─── Provided information ───

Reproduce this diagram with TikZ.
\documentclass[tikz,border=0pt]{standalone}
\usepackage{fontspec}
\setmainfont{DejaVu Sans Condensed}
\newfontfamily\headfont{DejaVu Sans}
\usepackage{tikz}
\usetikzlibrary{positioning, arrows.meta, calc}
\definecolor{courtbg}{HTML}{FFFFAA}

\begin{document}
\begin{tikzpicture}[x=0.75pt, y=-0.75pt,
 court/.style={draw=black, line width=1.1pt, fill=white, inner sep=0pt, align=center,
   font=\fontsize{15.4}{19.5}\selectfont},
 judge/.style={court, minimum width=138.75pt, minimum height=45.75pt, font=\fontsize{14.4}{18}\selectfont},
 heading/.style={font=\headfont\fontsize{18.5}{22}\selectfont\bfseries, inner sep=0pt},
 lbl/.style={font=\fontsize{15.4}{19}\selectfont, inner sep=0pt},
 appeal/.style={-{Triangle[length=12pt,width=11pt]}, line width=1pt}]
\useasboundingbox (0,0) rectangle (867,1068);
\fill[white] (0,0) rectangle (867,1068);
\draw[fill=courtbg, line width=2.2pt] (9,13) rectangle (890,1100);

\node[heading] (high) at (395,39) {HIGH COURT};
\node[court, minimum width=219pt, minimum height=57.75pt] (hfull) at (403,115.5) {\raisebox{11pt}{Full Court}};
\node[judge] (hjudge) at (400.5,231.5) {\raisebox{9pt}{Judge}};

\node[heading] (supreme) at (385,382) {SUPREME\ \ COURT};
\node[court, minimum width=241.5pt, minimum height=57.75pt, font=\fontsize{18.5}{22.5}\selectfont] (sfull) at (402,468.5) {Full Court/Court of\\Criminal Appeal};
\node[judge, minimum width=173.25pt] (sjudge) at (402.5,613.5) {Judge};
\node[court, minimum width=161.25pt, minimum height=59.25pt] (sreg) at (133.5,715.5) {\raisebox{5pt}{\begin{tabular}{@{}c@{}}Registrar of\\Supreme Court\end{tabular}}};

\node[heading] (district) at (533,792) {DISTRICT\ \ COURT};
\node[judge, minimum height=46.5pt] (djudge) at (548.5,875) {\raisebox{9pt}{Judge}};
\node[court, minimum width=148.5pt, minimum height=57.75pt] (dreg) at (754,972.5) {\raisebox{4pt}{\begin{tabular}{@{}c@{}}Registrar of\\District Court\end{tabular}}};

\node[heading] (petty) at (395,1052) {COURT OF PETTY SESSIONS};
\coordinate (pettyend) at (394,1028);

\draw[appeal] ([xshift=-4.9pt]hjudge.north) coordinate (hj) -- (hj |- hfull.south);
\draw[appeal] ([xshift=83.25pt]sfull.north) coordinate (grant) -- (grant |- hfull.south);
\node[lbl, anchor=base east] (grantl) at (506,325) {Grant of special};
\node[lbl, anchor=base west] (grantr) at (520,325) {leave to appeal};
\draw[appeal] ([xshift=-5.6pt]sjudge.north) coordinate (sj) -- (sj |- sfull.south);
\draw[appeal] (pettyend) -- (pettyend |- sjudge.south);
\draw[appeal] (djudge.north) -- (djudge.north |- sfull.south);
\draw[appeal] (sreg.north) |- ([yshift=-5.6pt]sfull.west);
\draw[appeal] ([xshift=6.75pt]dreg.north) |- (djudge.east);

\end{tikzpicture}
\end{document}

───
─── Provided information ───

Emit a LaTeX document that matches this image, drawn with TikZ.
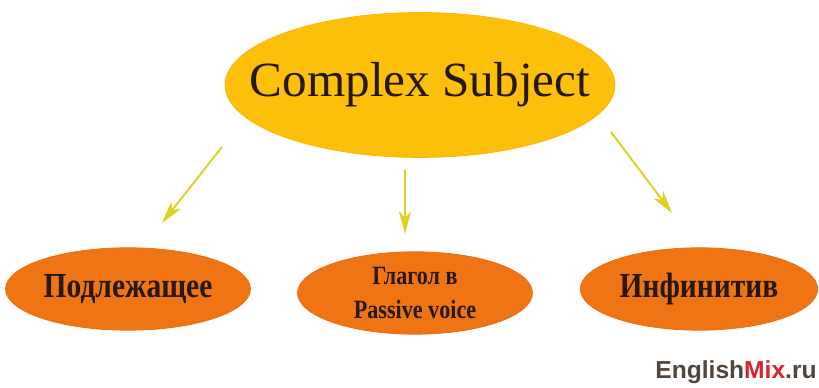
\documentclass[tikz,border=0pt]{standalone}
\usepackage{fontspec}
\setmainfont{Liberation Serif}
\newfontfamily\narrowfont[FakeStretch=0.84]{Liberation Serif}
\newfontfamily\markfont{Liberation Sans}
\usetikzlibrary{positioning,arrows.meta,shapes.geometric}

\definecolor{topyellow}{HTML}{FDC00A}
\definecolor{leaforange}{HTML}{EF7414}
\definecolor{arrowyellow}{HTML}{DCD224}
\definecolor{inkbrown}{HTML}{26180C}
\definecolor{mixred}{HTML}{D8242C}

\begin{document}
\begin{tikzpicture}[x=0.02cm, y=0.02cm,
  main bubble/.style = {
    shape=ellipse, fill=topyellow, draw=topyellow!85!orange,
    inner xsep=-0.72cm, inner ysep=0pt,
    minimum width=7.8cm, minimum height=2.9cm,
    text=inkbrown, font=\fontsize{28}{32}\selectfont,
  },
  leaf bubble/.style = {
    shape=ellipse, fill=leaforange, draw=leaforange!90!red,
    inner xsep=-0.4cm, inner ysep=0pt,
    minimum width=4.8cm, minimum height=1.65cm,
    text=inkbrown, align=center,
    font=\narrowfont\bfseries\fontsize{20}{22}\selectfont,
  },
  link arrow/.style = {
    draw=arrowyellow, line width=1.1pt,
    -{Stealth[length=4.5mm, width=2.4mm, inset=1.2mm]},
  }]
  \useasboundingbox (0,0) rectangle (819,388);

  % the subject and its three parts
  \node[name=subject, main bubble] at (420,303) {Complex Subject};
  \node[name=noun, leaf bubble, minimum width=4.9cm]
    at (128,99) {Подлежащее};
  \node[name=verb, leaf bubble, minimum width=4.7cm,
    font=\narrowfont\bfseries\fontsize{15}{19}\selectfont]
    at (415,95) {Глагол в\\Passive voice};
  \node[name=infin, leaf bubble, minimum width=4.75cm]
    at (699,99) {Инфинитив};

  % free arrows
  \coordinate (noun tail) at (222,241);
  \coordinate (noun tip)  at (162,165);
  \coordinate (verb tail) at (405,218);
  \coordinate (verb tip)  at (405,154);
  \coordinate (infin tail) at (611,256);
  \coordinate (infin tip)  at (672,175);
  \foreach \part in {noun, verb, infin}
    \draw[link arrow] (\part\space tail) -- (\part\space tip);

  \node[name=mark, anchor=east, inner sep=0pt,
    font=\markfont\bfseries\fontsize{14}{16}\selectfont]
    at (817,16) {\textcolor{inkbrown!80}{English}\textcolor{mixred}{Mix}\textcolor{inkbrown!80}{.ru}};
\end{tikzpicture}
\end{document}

───

What you need to do » From the records above, copy only the lines running from the line holding "Emit a LaTeX" through the line holding "(0,0) rectangle (819,388);", with no pictures.

Solution to this problem »
Emit a LaTeX document that matches this image, drawn with TikZ.
\documentclass[tikz,border=0pt]{standalone}
\usepackage{fontspec}
\setmainfont{Liberation Serif}
\newfontfamily\narrowfont[FakeStretch=0.84]{Liberation Serif}
\newfontfamily\markfont{Liberation Sans}
\usetikzlibrary{positioning,arrows.meta,shapes.geometric}

\definecolor{topyellow}{HTML}{FDC00A}
\definecolor{leaforange}{HTML}{EF7414}
\definecolor{arrowyellow}{HTML}{DCD224}
\definecolor{inkbrown}{HTML}{26180C}
\definecolor{mixred}{HTML}{D8242C}

\begin{document}
\begin{tikzpicture}[x=0.02cm, y=0.02cm,
  main bubble/.style = {
    shape=ellipse, fill=topyellow, draw=topyellow!85!orange,
    inner xsep=-0.72cm, inner ysep=0pt,
    minimum width=7.8cm, minimum height=2.9cm,
    text=inkbrown, font=\fontsize{28}{32}\selectfont,
  },
  leaf bubble/.style = {
    shape=ellipse, fill=leaforange, draw=leaforange!90!red,
    inner xsep=-0.4cm, inner ysep=0pt,
    minimum width=4.8cm, minimum height=1.65cm,
    text=inkbrown, align=center,
    font=\narrowfont\bfseries\fontsize{20}{22}\selectfont,
  },
  link arrow/.style = {
    draw=arrowyellow, line width=1.1pt,
    -{Stealth[length=4.5mm, width=2.4mm, inset=1.2mm]},
  }]
  \useasboundingbox (0,0) rectangle (819,388);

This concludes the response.